**WRITTEN TASK**
Give the material once more, word for word, without any images.

───── COLLECTED MATERIAL

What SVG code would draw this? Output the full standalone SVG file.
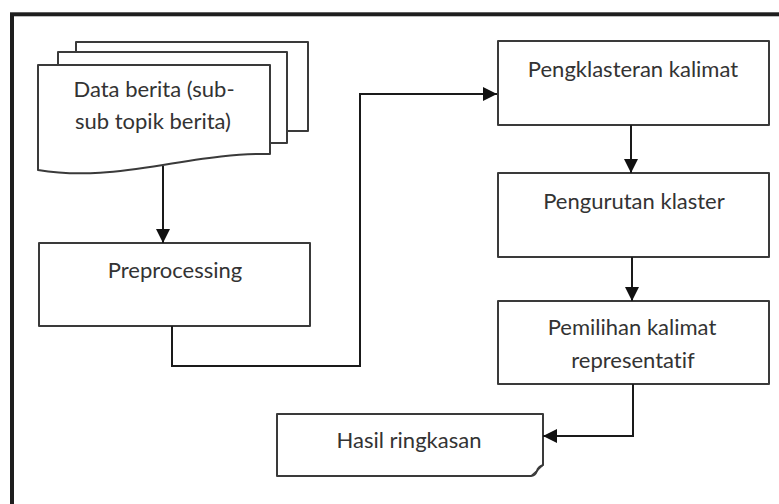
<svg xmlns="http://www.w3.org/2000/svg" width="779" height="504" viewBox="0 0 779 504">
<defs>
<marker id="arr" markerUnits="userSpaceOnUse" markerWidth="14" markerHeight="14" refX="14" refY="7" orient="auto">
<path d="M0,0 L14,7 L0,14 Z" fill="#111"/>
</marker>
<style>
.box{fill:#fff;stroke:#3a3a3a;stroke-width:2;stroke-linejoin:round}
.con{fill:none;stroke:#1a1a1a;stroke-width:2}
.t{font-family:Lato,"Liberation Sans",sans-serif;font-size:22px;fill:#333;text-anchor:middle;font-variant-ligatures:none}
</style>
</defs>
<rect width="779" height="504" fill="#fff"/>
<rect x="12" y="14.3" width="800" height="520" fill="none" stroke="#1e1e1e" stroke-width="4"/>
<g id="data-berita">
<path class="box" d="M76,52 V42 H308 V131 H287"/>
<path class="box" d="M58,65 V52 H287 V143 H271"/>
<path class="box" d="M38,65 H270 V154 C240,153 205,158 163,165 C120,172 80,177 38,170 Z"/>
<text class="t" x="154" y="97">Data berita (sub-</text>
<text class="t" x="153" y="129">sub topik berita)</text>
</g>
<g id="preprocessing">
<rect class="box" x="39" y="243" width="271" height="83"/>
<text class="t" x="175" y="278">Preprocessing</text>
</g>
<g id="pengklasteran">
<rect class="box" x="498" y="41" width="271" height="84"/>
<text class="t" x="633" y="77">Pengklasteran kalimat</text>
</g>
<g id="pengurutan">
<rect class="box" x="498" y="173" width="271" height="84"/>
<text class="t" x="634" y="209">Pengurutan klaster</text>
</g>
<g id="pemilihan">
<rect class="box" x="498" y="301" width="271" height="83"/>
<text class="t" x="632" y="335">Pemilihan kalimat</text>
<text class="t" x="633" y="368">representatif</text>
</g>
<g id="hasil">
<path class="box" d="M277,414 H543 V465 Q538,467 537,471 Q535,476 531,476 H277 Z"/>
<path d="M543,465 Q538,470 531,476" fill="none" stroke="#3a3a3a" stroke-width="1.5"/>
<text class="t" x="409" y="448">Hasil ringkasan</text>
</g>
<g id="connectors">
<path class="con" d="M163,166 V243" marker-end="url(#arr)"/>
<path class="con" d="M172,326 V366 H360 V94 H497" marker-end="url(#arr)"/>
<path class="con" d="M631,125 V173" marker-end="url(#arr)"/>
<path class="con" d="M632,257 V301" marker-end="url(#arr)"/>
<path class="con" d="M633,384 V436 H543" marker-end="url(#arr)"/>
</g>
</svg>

──────────

**THE ANSWER**
What SVG code would draw this? Output the full standalone SVG file.
<svg xmlns="http://www.w3.org/2000/svg" width="779" height="504" viewBox="0 0 779 504">
<defs>
<marker id="arr" markerUnits="userSpaceOnUse" markerWidth="14" markerHeight="14" refX="14" refY="7" orient="auto">
<path d="M0,0 L14,7 L0,14 Z" fill="#111"/>
</marker>
<style>
.box{fill:#fff;stroke:#3a3a3a;stroke-width:2;stroke-linejoin:round}
.con{fill:none;stroke:#1a1a1a;stroke-width:2}
.t{font-family:Lato,"Liberation Sans",sans-serif;font-size:22px;fill:#333;text-anchor:middle;font-variant-ligatures:none}
</style>
</defs>
<rect width="779" height="504" fill="#fff"/>
<rect x="12" y="14.3" width="800" height="520" fill="none" stroke="#1e1e1e" stroke-width="4"/>
<g id="data-berita">
<path class="box" d="M76,52 V42 H308 V131 H287"/>
<path class="box" d="M58,65 V52 H287 V143 H271"/>
<path class="box" d="M38,65 H270 V154 C240,153 205,158 163,165 C120,172 80,177 38,170 Z"/>
<text class="t" x="154" y="97">Data berita (sub-</text>
<text class="t" x="153" y="129">sub topik berita)</text>
</g>
<g id="preprocessing">
<rect class="box" x="39" y="243" width="271" height="83"/>
<text class="t" x="175" y="278">Preprocessing</text>
</g>
<g id="pengklasteran">
<rect class="box" x="498" y="41" width="271" height="84"/>
<text class="t" x="633" y="77">Pengklasteran kalimat</text>
</g>
<g id="pengurutan">
<rect class="box" x="498" y="173" width="271" height="84"/>
<text class="t" x="634" y="209">Pengurutan klaster</text>
</g>
<g id="pemilihan">
<rect class="box" x="498" y="301" width="271" height="83"/>
<text class="t" x="632" y="335">Pemilihan kalimat</text>
<text class="t" x="633" y="368">representatif</text>
</g>
<g id="hasil">
<path class="box" d="M277,414 H543 V465 Q538,467 537,471 Q535,476 531,476 H277 Z"/>
<path d="M543,465 Q538,470 531,476" fill="none" stroke="#3a3a3a" stroke-width="1.5"/>
<text class="t" x="409" y="448">Hasil ringkasan</text>
</g>
<g id="connectors">
<path class="con" d="M163,166 V243" marker-end="url(#arr)"/>
<path class="con" d="M172,326 V366 H360 V94 H497" marker-end="url(#arr)"/>
<path class="con" d="M631,125 V173" marker-end="url(#arr)"/>
<path class="con" d="M632,257 V301" marker-end="url(#arr)"/>
<path class="con" d="M633,384 V436 H543" marker-end="url(#arr)"/>
</g>
</svg>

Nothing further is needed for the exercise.